The best moment comes when the interviewer asks Ichikawa the obvious question: "How much were you influenced by Leni Riefenstahl's Olympia?" Ichikawa reveals that he watched Olympia repeatedly and treated it as a textbook in documentary filmmaking. He even recounts meeting Riefenstahl at a festival after making Tokyo Olympiad and shaking her hand and thanking her for making a film that had taught him so much. I wonder if he told her the truth about how her film influenced him: that he had studied the minute details of how she made her film and decided that his film about the Olympics would be the antithesis of hers. Olympia, he explained, had been made by a conquering nation, but Tokyo Olympiad was being made in a post-World War II world in a defeated nation. Olympia had depicted the Olympics as a celebration of god-like sporting champions. Ichikawa's Tokyo Olympiad is not just about the champions, but about the losers as well. It is also about the spaces in which the events were being held and it also foregrounds the spectators and the city itself. There is surely no better document of how the city of Tokyo looked in 1964 than the marathon sequence in this film.

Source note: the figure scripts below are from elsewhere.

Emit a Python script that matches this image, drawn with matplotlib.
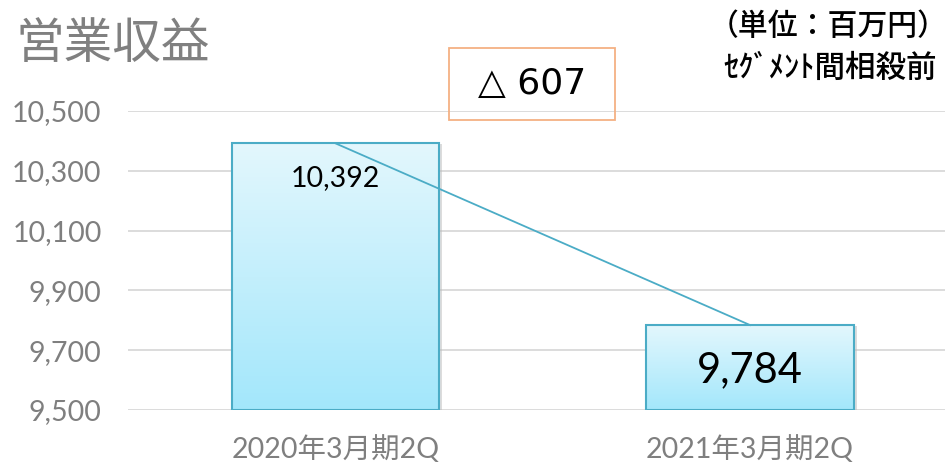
import numpy as np
import matplotlib.pyplot as plt
from matplotlib.patches import Rectangle
from matplotlib.colors import LinearSegmentedColormap

# data
categories = ['2020年3月期2Q', '2021年3月期2Q']
values = [10392, 9784]
value_labels = ['10,392', '9,784']
yticks = [9500, 9700, 9900, 10100, 10300, 10500]
ytick_labels = ['9,500', '9,700', '9,900', '10,100', '10,300', '10,500']
diff_label = '△ 607'

jp = ['Noto Sans CJK JP', 'DejaVu Sans']
num = ['Lato', 'Noto Sans CJK JP', 'DejaVu Sans']
plt.rcParams['font.family'] = num

fig = plt.figure(figsize=(9.47, 4.66), dpi=100)
ax = fig.add_axes([128 / 947, 56 / 466, 817 / 947, 299 / 466])

x = np.arange(len(categories))
width = 0.5
bars = ax.bar(x, np.array(values) - yticks[0], width, bottom=yticks[0],
              color='none', edgecolor='#4bacc6', linewidth=1.5, zorder=3)

# gradient fill inside each bar
grad = np.linspace(0, 1, 256).reshape(-1, 1)
cmap = LinearSegmentedColormap.from_list('bar', ['#a3e7fb', '#e3f7fd'])
for b in bars:
    x0, y0 = b.get_x(), b.get_y()
    w, h = b.get_width(), b.get_height()
    # soft shadow
    ax.add_patch(Rectangle((x0 + 0.008, y0), w, h - 4, facecolor='#bbbbbb',
                           edgecolor='none', alpha=0.5, zorder=1))
    im = ax.imshow(grad, extent=[x0, x0 + w, y0, y0 + h], origin='lower',
                   cmap=cmap, aspect='auto', zorder=2)
    im.set_clip_path(b)

ax.set_xlim(-0.5, 1.47)
ax.set_ylim(yticks[0], yticks[-1])

# connecting line between bar tops
ax.plot(x, values, color='#4bacc6', linewidth=1.3, zorder=4)

ax.text(x[0], values[0] - 115, value_labels[0], ha='center', va='center',
        fontsize=20.5, color='black', zorder=5)
ax.text(x[1], values[1] - 150, value_labels[1], ha='center', va='center',
        fontsize=30, color='black', zorder=5)

ax.set_yticks(yticks)
ax.set_yticklabels(ytick_labels, fontsize=20.5, color='#7f7f7f')
ax.set_xticks(x)
ax.set_xticklabels(categories, fontsize=20.5, color='#7f7f7f')
ax.tick_params(axis='both', length=0)
ax.tick_params(axis='y', pad=19)
ax.tick_params(axis='x', pad=18)
ax.grid(axis='y', color='#d9d9d9', linewidth=1.3, zorder=0)
ax.set_axisbelow(True)
for s in ax.spines.values():
    s.set_visible(False)

fig.text(113 / 947, 1 - 44 / 466, '営業収益', fontsize=35, color='#808080',
         family=jp, ha='center', va='center')
fig.text(948 / 947, 1 - 27 / 466, '（単位：百万円）', fontsize=21.5,
         color='black', family=jp, ha='right', va='center', weight='medium')
fig.text(937 / 947, 1 - 68 / 466, 'ｾｸﾞﾒﾝﾄ間相殺前', fontsize=22,
         color='black', family=jp, ha='right', va='center', weight='medium')

fig.patches.append(Rectangle((449 / 947, 1 - 120 / 466), 166 / 947, 72 / 466,
                             transform=fig.transFigure, facecolor='none',
                             edgecolor='#f4b183', linewidth=1.3))
fig.text(532 / 947, 1 - 84 / 466, diff_label, fontsize=26, color='black',
         family=['DejaVu Sans'], ha='center', va='center')

fig.savefig('out.png', dpi=100)
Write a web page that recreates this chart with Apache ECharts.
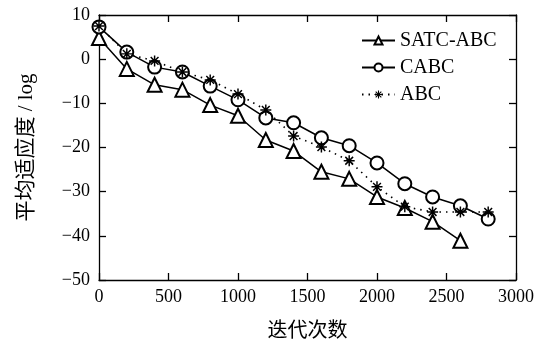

Ichikawa transformed his Olympic documentary into a celebration of humanity in all its glory and misery, its triumphs and defeats. This is what made him such a truly great director, for in all his films he probes the difficult question of what is means to be human. For more information about the oeuvre of this director, I recommend Alexander Jacoby's article at Senses of Cinema.

A pet project I hope to do one day is to learn more about Ichikawa's wife and sometimes collaborator, Wada Natto (1920-1983). There are a lot of stories about Japanese wives who have collaborated with their director husbands (not many women have attained director status in Japan) so this may be a fruitful area of research.